- _Records_:
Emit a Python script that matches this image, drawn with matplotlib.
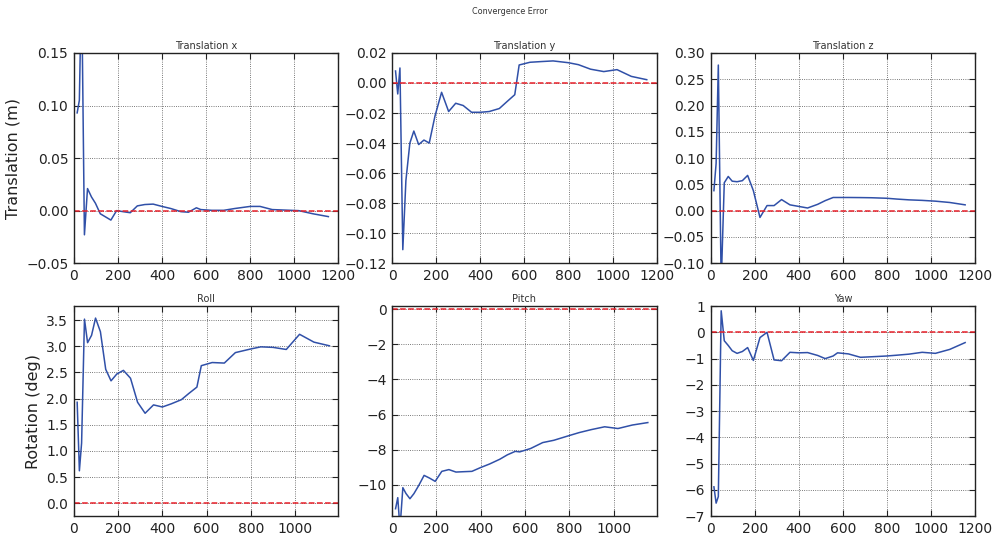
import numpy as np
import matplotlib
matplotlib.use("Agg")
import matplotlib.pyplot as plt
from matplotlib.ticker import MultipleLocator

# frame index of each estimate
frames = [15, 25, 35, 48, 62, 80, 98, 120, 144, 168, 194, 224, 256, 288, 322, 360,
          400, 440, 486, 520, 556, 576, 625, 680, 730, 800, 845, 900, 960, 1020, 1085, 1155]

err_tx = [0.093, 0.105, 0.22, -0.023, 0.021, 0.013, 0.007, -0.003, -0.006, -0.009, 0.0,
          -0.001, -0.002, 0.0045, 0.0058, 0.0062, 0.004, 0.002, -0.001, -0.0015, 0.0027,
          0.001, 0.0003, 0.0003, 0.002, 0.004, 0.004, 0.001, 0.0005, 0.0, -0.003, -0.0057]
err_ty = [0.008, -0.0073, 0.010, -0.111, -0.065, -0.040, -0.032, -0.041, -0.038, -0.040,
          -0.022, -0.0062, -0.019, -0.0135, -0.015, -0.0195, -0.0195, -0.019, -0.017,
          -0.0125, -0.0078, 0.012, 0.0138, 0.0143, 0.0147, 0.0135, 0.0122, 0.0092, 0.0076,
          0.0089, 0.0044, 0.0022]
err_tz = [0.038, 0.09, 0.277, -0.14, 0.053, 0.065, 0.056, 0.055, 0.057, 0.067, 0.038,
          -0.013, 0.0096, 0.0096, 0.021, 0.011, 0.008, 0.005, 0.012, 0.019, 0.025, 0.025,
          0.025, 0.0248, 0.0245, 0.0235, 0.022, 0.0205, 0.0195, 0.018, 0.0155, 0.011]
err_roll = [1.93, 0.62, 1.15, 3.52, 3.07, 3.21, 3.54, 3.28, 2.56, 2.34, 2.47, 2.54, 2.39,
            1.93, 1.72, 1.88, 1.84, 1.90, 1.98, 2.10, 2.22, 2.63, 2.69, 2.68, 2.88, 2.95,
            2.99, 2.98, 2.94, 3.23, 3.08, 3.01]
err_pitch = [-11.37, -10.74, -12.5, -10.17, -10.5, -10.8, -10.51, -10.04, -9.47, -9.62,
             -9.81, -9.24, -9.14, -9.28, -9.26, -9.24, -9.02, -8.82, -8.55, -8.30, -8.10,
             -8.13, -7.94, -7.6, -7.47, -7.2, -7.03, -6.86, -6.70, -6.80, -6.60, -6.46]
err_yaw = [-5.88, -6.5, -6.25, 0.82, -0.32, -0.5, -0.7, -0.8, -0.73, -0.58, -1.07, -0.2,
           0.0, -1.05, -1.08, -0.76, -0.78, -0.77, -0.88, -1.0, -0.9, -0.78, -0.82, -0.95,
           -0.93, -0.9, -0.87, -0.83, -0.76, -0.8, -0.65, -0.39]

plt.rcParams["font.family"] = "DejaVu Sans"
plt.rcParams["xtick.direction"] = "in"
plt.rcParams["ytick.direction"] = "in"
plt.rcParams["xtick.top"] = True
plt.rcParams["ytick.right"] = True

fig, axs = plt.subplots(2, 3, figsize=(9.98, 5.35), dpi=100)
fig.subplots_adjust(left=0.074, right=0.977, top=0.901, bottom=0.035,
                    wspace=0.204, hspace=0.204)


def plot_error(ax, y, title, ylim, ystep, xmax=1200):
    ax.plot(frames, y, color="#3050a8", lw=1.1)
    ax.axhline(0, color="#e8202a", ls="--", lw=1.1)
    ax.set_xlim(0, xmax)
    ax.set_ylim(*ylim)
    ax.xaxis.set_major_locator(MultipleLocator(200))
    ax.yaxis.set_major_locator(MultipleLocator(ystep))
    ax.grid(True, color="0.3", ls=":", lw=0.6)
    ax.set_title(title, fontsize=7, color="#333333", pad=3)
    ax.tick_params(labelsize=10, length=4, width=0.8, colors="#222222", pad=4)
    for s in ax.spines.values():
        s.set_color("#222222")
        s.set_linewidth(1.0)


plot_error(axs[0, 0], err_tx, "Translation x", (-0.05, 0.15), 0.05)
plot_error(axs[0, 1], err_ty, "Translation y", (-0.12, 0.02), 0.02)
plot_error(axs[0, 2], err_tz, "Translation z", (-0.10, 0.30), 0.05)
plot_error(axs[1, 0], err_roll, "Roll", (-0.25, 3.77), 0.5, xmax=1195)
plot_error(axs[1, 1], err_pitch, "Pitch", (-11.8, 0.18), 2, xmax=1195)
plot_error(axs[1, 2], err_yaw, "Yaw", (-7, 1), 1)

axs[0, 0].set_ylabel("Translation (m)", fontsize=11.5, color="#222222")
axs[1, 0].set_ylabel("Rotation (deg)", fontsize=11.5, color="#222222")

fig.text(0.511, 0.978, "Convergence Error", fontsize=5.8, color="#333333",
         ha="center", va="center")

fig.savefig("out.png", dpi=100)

* * *

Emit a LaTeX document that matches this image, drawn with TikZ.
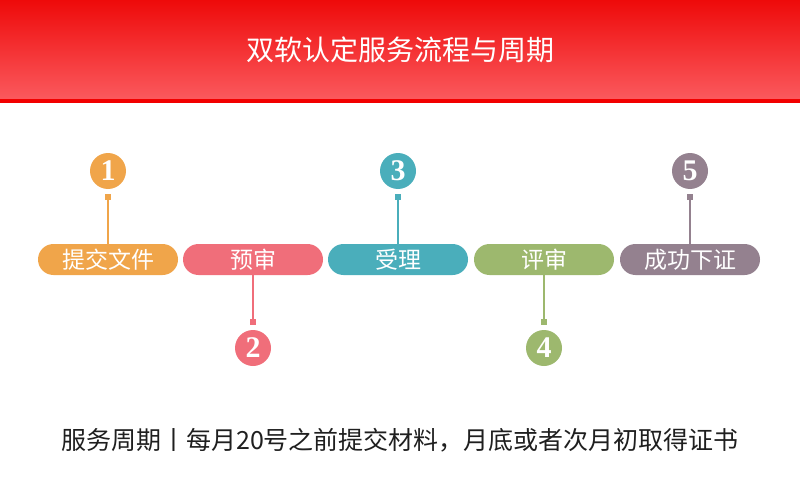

--

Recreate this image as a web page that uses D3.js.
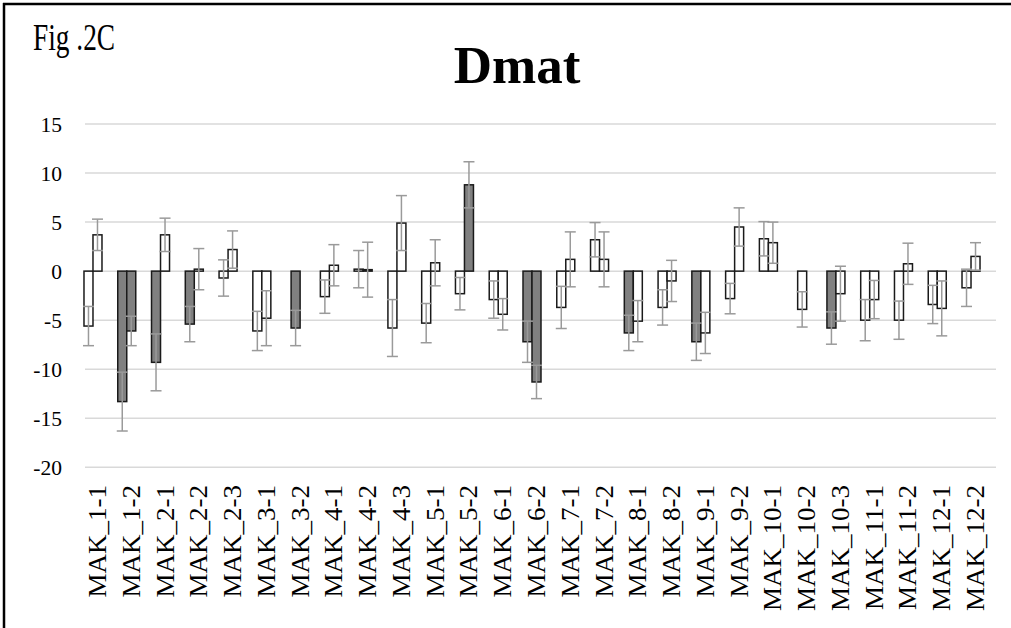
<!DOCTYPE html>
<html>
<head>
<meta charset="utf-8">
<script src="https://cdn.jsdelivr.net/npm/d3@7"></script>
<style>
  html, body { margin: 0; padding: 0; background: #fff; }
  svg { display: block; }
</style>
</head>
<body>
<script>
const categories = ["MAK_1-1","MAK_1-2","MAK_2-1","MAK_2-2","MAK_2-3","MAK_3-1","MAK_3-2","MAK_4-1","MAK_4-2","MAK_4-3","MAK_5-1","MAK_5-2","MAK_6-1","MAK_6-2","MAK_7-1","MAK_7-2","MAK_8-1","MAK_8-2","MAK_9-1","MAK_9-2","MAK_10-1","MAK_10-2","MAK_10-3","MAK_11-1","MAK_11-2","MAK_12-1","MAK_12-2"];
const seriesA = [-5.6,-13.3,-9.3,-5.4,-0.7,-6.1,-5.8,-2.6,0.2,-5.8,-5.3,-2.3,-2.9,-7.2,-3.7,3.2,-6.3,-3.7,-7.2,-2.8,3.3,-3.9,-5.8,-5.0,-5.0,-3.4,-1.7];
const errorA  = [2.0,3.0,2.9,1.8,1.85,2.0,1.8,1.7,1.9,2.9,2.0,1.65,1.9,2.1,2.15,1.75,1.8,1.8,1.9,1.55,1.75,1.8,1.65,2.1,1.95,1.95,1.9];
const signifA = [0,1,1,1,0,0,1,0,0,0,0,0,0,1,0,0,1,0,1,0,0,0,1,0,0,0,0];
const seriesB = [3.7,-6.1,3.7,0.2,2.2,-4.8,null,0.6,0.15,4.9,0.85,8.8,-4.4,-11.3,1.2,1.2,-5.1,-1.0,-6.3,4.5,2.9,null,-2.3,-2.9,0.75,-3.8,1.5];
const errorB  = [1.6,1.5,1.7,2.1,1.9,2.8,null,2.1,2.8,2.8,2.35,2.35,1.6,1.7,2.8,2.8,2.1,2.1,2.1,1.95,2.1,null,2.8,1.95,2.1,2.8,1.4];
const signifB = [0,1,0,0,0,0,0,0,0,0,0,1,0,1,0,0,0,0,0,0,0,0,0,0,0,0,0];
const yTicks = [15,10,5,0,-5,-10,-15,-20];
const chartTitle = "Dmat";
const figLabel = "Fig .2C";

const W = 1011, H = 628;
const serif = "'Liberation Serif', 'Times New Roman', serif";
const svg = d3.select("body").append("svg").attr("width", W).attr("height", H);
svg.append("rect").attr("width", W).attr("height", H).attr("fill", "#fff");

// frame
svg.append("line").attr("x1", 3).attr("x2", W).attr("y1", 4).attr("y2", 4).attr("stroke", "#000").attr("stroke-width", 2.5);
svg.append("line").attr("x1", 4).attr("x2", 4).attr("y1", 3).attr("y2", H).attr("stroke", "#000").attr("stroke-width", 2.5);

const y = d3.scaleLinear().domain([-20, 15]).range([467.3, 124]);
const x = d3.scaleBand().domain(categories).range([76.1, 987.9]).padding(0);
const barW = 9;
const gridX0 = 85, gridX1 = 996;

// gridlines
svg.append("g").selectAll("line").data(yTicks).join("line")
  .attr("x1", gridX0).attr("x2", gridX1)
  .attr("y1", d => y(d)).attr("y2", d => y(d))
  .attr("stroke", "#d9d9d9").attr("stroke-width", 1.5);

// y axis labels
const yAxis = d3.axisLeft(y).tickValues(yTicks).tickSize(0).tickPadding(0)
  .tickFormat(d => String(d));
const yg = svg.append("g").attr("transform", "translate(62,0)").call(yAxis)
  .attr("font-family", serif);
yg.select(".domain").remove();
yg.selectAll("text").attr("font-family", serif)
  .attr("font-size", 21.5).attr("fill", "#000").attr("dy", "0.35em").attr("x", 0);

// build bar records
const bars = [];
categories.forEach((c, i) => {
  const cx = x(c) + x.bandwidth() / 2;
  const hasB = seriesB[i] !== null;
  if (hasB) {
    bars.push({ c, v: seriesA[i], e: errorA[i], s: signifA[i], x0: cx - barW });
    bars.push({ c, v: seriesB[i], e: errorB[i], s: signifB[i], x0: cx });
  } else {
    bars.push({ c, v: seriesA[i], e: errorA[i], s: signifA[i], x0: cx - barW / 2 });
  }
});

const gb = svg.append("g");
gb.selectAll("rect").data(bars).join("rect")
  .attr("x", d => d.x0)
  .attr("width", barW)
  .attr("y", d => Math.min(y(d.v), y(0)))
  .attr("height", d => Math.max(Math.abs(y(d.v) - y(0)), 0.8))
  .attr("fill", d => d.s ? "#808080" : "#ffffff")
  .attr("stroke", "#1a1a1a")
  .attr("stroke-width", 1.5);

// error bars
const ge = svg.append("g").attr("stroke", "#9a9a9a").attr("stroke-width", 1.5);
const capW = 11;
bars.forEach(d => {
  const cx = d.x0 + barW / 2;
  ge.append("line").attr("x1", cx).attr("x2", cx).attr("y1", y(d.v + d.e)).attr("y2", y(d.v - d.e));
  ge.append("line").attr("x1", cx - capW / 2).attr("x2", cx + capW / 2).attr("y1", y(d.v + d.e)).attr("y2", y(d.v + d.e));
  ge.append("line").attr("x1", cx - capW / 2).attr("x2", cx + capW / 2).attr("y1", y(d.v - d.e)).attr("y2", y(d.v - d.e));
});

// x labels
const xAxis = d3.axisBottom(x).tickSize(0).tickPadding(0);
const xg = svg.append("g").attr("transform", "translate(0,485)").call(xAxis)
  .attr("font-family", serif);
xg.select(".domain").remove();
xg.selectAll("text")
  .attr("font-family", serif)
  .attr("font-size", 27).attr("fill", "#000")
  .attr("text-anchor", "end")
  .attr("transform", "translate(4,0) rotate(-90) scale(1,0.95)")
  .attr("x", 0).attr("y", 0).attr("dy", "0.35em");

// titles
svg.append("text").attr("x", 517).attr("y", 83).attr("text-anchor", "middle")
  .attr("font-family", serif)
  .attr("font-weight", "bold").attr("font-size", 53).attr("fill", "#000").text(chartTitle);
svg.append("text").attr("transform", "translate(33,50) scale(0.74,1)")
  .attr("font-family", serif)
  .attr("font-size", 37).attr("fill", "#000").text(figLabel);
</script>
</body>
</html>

- _Objective_:
In the listing above, find the line containing "Recreate this image" and the line containing "const gridX0 = 85, gridX1 = 996;", then return both of them and every line between, exactly, without pictures.

- _Worked solution_:
Recreate this image as a web page that uses D3.js.
<!DOCTYPE html>
<html>
<head>
<meta charset="utf-8">
<script src="https://cdn.jsdelivr.net/npm/d3@7"></script>
<style>
  html, body { margin: 0; padding: 0; background: #fff; }
  svg { display: block; }
</style>
</head>
<body>
<script>
const categories = ["MAK_1-1","MAK_1-2","MAK_2-1","MAK_2-2","MAK_2-3","MAK_3-1","MAK_3-2","MAK_4-1","MAK_4-2","MAK_4-3","MAK_5-1","MAK_5-2","MAK_6-1","MAK_6-2","MAK_7-1","MAK_7-2","MAK_8-1","MAK_8-2","MAK_9-1","MAK_9-2","MAK_10-1","MAK_10-2","MAK_10-3","MAK_11-1","MAK_11-2","MAK_12-1","MAK_12-2"];
const seriesA = [-5.6,-13.3,-9.3,-5.4,-0.7,-6.1,-5.8,-2.6,0.2,-5.8,-5.3,-2.3,-2.9,-7.2,-3.7,3.2,-6.3,-3.7,-7.2,-2.8,3.3,-3.9,-5.8,-5.0,-5.0,-3.4,-1.7];
const errorA  = [2.0,3.0,2.9,1.8,1.85,2.0,1.8,1.7,1.9,2.9,2.0,1.65,1.9,2.1,2.15,1.75,1.8,1.8,1.9,1.55,1.75,1.8,1.65,2.1,1.95,1.95,1.9];
const signifA = [0,1,1,1,0,0,1,0,0,0,0,0,0,1,0,0,1,0,1,0,0,0,1,0,0,0,0];
const seriesB = [3.7,-6.1,3.7,0.2,2.2,-4.8,null,0.6,0.15,4.9,0.85,8.8,-4.4,-11.3,1.2,1.2,-5.1,-1.0,-6.3,4.5,2.9,null,-2.3,-2.9,0.75,-3.8,1.5];
const errorB  = [1.6,1.5,1.7,2.1,1.9,2.8,null,2.1,2.8,2.8,2.35,2.35,1.6,1.7,2.8,2.8,2.1,2.1,2.1,1.95,2.1,null,2.8,1.95,2.1,2.8,1.4];
const signifB = [0,1,0,0,0,0,0,0,0,0,0,1,0,1,0,0,0,0,0,0,0,0,0,0,0,0,0];
const yTicks = [15,10,5,0,-5,-10,-15,-20];
const chartTitle = "Dmat";
const figLabel = "Fig .2C";

const W = 1011, H = 628;
const serif = "'Liberation Serif', 'Times New Roman', serif";
const svg = d3.select("body").append("svg").attr("width", W).attr("height", H);
svg.append("rect").attr("width", W).attr("height", H).attr("fill", "#fff");

// frame
svg.append("line").attr("x1", 3).attr("x2", W).attr("y1", 4).attr("y2", 4).attr("stroke", "#000").attr("stroke-width", 2.5);
svg.append("line").attr("x1", 4).attr("x2", 4).attr("y1", 3).attr("y2", H).attr("stroke", "#000").attr("stroke-width", 2.5);

const y = d3.scaleLinear().domain([-20, 15]).range([467.3, 124]);
const x = d3.scaleBand().domain(categories).range([76.1, 987.9]).padding(0);
const barW = 9;
const gridX0 = 85, gridX1 = 996;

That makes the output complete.